Hacker News new | ask | show | jobs
by fromthestart 2476 days ago
I'm afraid you misunderstand the way embeddings work - at least for BERT based models, which are currently state of the art.

BERT embeddings, after training change with context. In other words if you feed a paragraph about bank robbers and look at the encoding for bank, it will be meaningfully different from the encoding for the same word produced from a paragraph (or sentence) about river banks.

We use BERT at the startup I work at, and one of our tests was the sentence "the bank robbers robbed the bank and then rested by the river bank". BERT was able to generate three different semantically meaningful encodings for the word bank in this sentence. The first two instances were much closer to each other in vector space (euclidean distance) than the last.

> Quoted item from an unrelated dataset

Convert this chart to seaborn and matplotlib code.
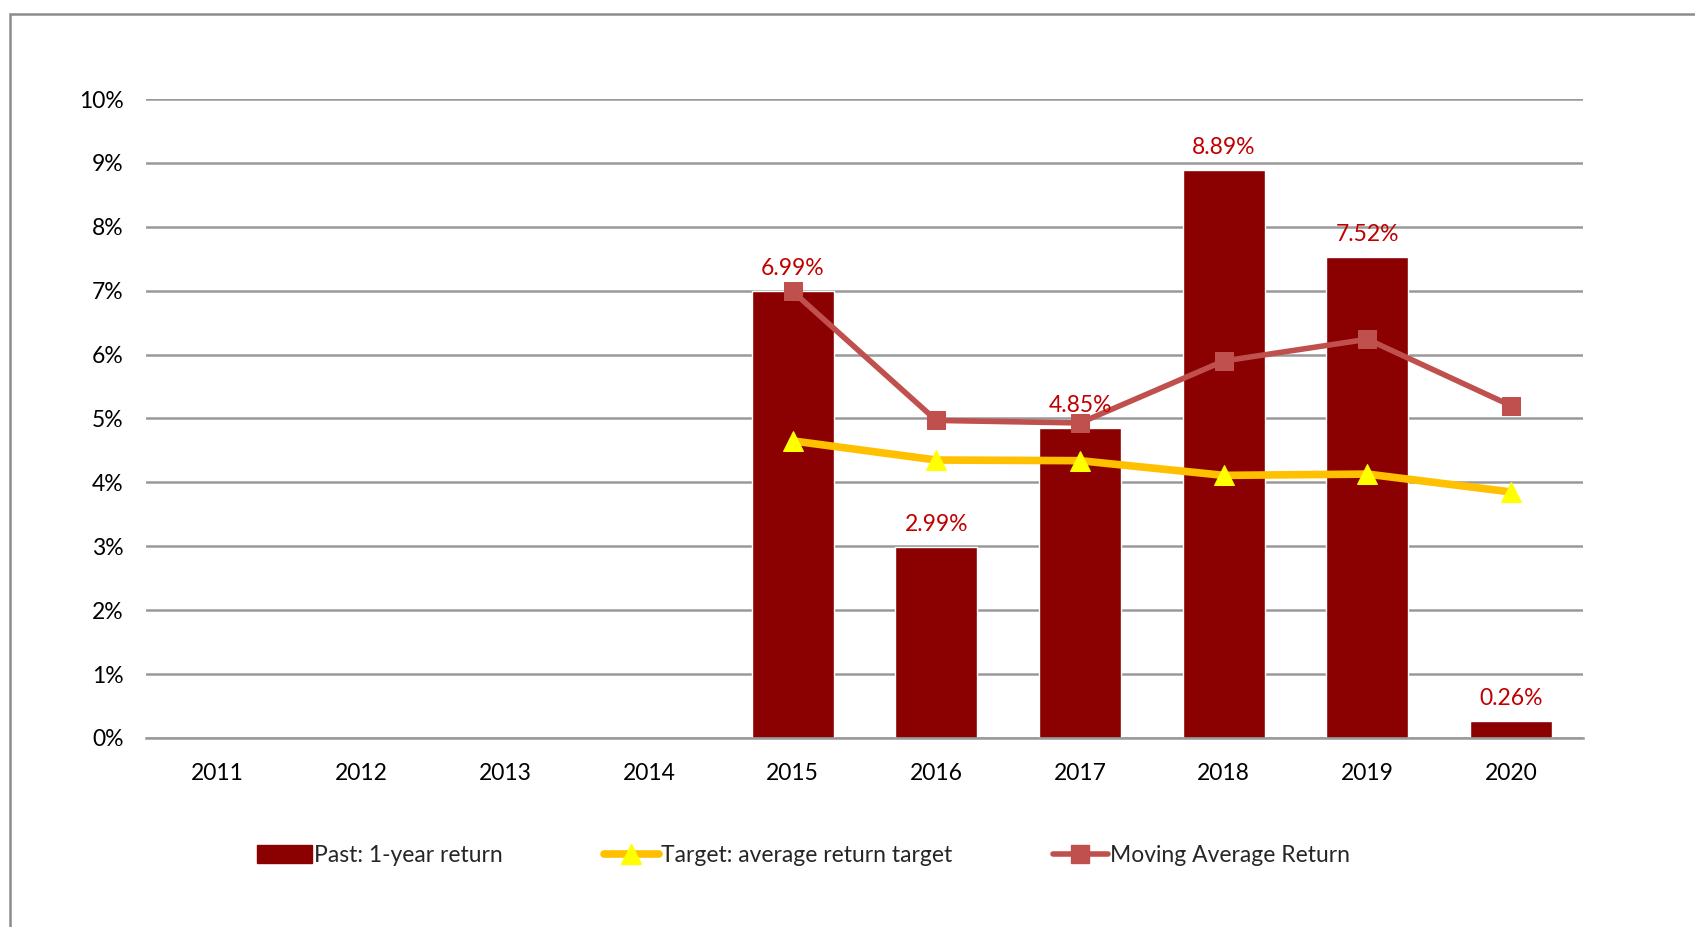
import numpy as np
import matplotlib
matplotlib.use("Agg")
import matplotlib.pyplot as plt
from matplotlib.patches import Rectangle, Patch
from matplotlib.lines import Line2D
from matplotlib.ticker import FuncFormatter
import seaborn as sns
import pandas as pd

# データ
years = ["2011", "2012", "2013", "2014", "2015", "2016", "2017", "2018", "2019", "2020"]
past_return = [np.nan, np.nan, np.nan, np.nan, 6.99, 2.99, 4.85, 8.89, 7.52, 0.26]
line_years = ["2015", "2016", "2017", "2018", "2019", "2020"]
target_return = [4.65, 4.35, 4.34, 4.11, 4.13, 3.85]
moving_avg = [6.99, 4.97, 4.93, 5.90, 6.24, 5.20]

bar_color = "#8B0000"
label_color = "#C00000"
target_color = "#FFC000"
marker_yellow = "#FFFF00"
ma_color = "#C0504D"
grid_color = "#999999"
fs = 16.5

sns.set_theme(style="white")
plt.rcParams["font.family"] = ["Lato", "DejaVu Sans"]

fig = plt.figure(figsize=(16.95, 9.27), dpi=100)
ax = fig.add_axes([0.0861, 0.2039, 0.8478, 0.6893])

df_bar = pd.DataFrame({"year": years, "ret": past_return})
sns.barplot(data=df_bar, x="year", y="ret", order=years, color=bar_color,
            width=0.57, saturation=1, ax=ax, zorder=2)

pos = [years.index(y) for y in line_years]
df_line = pd.DataFrame({"pos": pos, "target": target_return, "ma": moving_avg})
sns.lineplot(data=df_line, x="pos", y="target", color=target_color, linewidth=5.5,
             marker="^", markersize=15, markerfacecolor=marker_yellow,
             markeredgecolor=marker_yellow, ax=ax, zorder=3)
sns.lineplot(data=df_line, x="pos", y="ma", color=ma_color, linewidth=4,
             marker="s", markersize=13, markerfacecolor=ma_color,
             markeredgecolor=ma_color, ax=ax, zorder=4)

# 棒の上のラベル
for i, v in enumerate(past_return):
    if not np.isnan(v):
        ax.text(i, v + 0.19, f"{v:.2f}%", ha="center", va="bottom",
                color=label_color, fontsize=fs, zorder=5)

ax.set_xlim(-0.5, 9.5)
ax.set_ylim(0, 10)
ax.set_yticks(range(0, 11))
ax.yaxis.set_major_formatter(FuncFormatter(lambda v, p: f"{int(v)}%"))
ax.yaxis.grid(True, color=grid_color, linewidth=1.8, zorder=0)
ax.set_axisbelow(True)
for s in ["top", "right", "left"]:
    ax.spines[s].set_visible(False)
ax.spines["bottom"].set_color(grid_color)
ax.spines["bottom"].set_linewidth(1.8)
ax.set_xlabel("")
ax.set_ylabel("")
ax.tick_params(axis="both", length=0, labelsize=fs, colors="black")
ax.tick_params(axis="y", pad=16)
ax.tick_params(axis="x", pad=18)

handles = [
    Patch(facecolor=bar_color, edgecolor=bar_color),
    Line2D([0], [0], color=target_color, linewidth=5.5, marker="^", markersize=15,
           markerfacecolor=marker_yellow, markeredgecolor=marker_yellow),
    Line2D([0], [0], color=ma_color, linewidth=4, marker="s", markersize=13,
           markerfacecolor=ma_color, markeredgecolor=ma_color),
]
labels = ["Past: 1-year return", "Target: average return target", "Moving Average Return"]
fig.legend(handles, labels, loc="center", bbox_to_anchor=(0.474, 0.077), ncol=3,
           frameon=False, fontsize=fs, columnspacing=4.4, handlelength=2.4,
           handletextpad=0.1, handleheight=0.8)

# 外枠
fig.patches.append(Rectangle((10 / 1695, -0.2), 1.2, 1.2 - 14 / 927,
                             transform=fig.transFigure, fill=False,
                             edgecolor="#8c8c8c", linewidth=1.8, zorder=0))

fig.savefig("out.png", dpi=100)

This is huge, because it is arguably the first step in building an AI which can perform basic reasoning about information encoded in text. For example, if you average up the encodings of a paragraph of words, you can create an "encoding" which assigns a summary meaning or topic. Simple vector math becomes a powerful reasoning tool.

The future is here.

2 comments

> This is huge, because it is arguably the first step in building an AI which can perform basic reasoning about information encoded in text.

Well, except for the many many decades of previous work on NLP using symbolic methods that are quite capable. Although DNNs are en vogue and have some amazing properties, we shouldn't forget that symbolic AI/NLP using explicitly semantic representations is powerful and has a rich history, and complements DNNs quite well -- such as being easily explainable, for one.

The contextualized word embeddings you get out of BERT are still generated from fixed per-word vectors. And while you get one output vector for each input vector, that doesn't mean they correspond to each other. The model could arbitrarily reshuffle information between outputs, so long as the output as a whole reflects the input sufficiently well. So BERT embeddings are not "word embeddings" in the usual sense.